● Input for this task
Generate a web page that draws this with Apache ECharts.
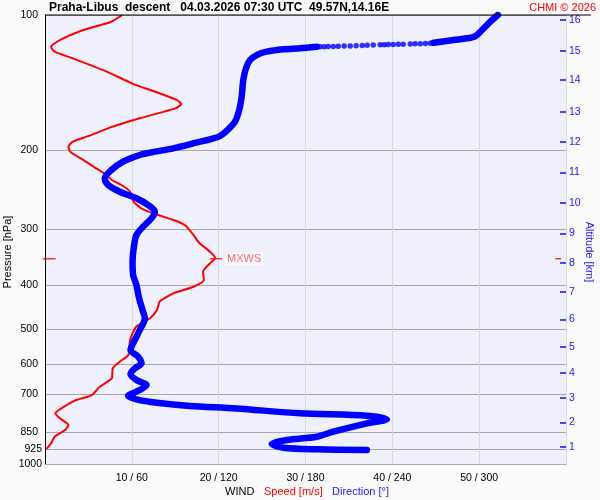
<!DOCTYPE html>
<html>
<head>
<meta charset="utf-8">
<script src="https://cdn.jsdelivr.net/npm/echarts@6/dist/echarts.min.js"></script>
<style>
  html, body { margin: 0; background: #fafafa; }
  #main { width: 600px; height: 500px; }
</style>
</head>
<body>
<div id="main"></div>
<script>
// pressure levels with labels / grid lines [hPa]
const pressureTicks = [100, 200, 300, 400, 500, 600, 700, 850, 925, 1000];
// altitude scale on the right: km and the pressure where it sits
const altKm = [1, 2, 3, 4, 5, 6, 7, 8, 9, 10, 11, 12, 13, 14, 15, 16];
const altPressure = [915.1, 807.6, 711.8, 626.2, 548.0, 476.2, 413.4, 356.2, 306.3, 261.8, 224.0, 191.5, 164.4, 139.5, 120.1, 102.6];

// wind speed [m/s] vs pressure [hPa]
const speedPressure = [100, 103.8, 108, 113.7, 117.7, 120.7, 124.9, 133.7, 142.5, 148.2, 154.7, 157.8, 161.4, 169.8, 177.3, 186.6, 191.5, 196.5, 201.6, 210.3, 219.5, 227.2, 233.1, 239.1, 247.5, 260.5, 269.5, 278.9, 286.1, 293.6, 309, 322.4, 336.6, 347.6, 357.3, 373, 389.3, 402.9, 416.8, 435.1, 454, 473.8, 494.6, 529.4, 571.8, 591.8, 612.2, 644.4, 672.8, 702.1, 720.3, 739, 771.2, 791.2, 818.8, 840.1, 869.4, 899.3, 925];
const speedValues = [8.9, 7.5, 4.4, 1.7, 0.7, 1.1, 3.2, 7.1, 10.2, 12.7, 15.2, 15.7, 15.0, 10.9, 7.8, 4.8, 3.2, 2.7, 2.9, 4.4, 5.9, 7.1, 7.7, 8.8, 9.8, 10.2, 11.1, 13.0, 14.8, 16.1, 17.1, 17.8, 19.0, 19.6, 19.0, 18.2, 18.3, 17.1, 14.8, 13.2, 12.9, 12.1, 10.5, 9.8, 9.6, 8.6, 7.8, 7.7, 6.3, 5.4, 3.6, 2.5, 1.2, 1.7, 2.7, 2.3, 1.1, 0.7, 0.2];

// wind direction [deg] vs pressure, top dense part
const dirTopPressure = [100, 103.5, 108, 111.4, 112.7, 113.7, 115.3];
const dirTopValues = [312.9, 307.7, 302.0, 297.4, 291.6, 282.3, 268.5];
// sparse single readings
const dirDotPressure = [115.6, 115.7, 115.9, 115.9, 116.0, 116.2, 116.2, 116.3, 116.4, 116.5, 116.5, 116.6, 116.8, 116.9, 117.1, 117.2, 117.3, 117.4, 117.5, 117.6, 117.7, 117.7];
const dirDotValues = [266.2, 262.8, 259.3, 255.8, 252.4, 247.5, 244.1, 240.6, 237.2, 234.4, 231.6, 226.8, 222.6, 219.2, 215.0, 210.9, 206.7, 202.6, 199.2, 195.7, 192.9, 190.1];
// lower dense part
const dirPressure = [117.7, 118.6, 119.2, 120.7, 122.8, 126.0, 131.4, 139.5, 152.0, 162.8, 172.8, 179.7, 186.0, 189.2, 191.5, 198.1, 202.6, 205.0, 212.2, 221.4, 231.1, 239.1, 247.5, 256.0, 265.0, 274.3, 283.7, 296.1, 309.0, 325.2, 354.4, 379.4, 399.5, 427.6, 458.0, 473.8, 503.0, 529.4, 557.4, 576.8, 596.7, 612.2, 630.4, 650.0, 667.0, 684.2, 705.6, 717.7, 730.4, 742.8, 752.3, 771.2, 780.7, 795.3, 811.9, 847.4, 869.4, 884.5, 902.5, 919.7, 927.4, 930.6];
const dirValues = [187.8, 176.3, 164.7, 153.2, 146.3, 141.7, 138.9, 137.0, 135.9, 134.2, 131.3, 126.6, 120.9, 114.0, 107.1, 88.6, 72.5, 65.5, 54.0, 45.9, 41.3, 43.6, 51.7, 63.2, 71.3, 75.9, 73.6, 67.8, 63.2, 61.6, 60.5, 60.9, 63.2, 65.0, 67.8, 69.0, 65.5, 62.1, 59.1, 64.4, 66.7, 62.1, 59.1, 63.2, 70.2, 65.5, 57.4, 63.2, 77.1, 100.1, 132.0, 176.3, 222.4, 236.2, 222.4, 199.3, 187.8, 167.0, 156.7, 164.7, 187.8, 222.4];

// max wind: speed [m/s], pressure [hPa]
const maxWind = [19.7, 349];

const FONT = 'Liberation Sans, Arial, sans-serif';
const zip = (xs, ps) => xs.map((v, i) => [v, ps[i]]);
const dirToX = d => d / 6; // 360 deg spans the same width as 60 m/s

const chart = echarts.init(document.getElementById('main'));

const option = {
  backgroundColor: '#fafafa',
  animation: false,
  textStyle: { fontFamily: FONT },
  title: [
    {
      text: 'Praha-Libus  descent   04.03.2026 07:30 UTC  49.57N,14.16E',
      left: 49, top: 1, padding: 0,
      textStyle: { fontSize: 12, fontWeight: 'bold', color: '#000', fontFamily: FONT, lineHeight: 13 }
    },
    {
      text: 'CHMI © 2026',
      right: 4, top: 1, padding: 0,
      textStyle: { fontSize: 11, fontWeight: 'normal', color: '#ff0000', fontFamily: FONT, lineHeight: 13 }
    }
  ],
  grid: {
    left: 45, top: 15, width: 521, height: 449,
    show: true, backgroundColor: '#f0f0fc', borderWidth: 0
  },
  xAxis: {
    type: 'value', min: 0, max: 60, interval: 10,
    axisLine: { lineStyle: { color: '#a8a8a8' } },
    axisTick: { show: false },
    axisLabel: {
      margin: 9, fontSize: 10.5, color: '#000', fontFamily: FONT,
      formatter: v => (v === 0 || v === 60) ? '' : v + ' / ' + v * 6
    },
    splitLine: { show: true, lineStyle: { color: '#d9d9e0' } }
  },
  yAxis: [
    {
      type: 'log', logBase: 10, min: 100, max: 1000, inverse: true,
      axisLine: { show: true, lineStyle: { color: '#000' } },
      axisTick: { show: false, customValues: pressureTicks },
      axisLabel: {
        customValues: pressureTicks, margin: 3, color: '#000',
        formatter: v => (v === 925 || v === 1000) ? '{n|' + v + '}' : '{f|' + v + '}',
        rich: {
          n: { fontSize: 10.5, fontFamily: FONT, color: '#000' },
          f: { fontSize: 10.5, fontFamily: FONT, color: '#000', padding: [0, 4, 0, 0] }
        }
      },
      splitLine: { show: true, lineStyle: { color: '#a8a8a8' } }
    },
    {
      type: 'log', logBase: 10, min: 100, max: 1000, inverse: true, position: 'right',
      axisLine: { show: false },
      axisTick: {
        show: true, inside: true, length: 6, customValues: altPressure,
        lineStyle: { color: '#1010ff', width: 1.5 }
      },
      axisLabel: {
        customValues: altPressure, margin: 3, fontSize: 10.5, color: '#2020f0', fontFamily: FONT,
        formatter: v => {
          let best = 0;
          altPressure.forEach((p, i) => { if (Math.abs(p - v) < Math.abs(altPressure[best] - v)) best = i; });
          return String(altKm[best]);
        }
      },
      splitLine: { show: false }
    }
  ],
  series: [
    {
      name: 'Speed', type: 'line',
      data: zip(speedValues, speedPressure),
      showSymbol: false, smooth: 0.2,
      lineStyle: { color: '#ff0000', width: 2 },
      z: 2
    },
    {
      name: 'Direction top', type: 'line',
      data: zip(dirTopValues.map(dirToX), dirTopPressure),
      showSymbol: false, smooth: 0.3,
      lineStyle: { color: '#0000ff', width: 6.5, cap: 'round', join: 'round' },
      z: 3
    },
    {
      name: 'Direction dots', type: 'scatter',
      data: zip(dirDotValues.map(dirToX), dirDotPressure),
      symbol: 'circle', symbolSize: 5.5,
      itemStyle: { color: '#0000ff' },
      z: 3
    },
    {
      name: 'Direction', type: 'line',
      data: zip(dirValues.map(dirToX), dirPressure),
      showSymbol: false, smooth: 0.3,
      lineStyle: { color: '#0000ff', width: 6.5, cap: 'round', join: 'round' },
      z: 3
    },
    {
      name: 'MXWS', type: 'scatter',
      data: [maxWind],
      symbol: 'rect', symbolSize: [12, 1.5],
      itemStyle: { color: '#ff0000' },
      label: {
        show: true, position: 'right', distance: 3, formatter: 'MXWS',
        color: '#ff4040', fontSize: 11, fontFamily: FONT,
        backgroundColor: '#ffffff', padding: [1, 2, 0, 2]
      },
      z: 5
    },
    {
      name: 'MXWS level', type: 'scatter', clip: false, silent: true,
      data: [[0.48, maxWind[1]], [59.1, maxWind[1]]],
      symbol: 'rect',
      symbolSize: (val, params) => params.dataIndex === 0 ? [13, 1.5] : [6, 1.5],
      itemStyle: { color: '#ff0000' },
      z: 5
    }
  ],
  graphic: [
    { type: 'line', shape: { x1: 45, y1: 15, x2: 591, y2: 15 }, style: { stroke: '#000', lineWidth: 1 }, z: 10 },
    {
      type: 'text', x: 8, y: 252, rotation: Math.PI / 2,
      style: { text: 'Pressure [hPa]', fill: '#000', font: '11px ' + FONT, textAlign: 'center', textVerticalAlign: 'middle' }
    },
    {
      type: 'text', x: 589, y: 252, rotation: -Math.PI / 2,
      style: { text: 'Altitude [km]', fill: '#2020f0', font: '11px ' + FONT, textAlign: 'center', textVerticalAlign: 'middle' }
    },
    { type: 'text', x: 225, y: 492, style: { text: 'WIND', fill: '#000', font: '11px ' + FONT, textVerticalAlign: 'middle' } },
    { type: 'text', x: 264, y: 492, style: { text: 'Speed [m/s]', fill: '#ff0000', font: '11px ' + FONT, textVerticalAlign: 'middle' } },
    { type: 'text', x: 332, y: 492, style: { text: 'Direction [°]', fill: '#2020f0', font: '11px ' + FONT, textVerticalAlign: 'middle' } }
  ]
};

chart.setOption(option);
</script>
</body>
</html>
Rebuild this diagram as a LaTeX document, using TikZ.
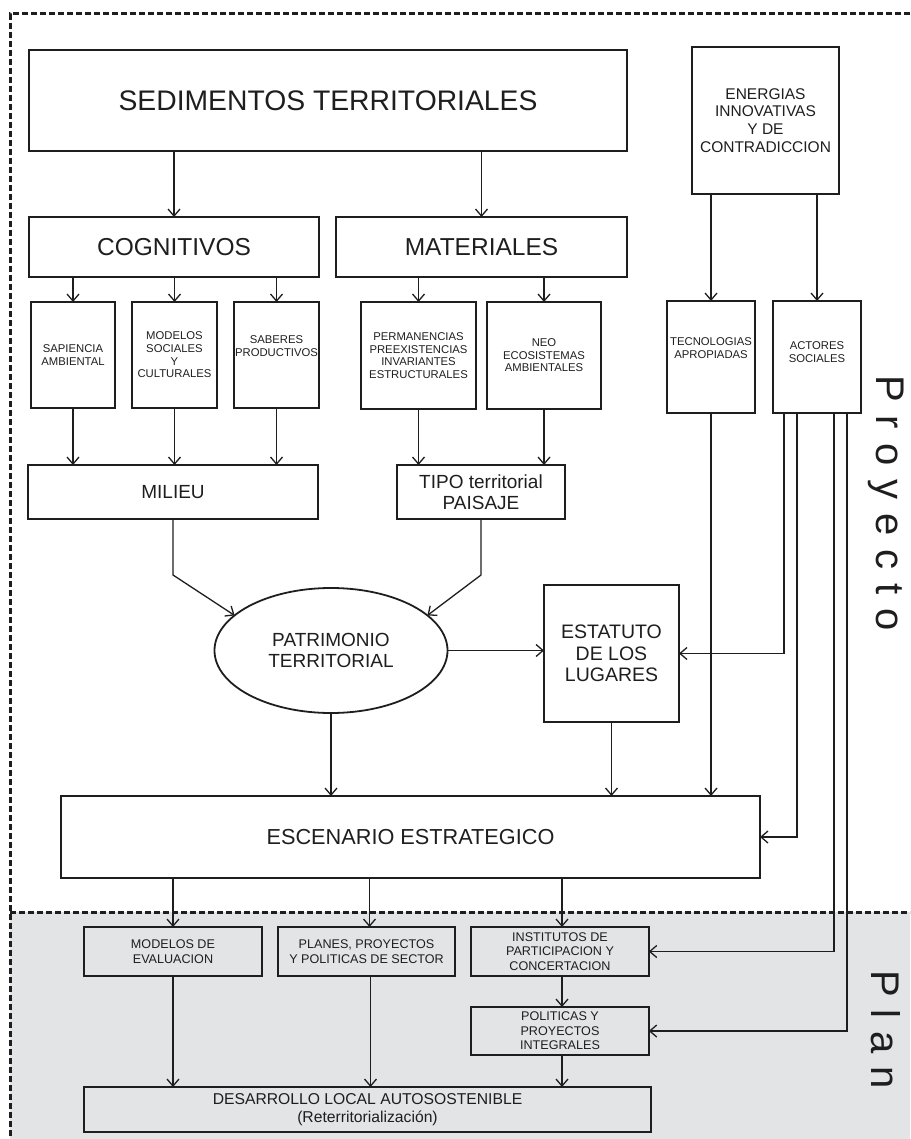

● Written exercise
Single out each line of the records above with the string "document" in it, and copy it.

● Task output
const chart = echarts.init(document.getElementById('main'));
Rebuild this diagram as a LaTeX document, using TikZ.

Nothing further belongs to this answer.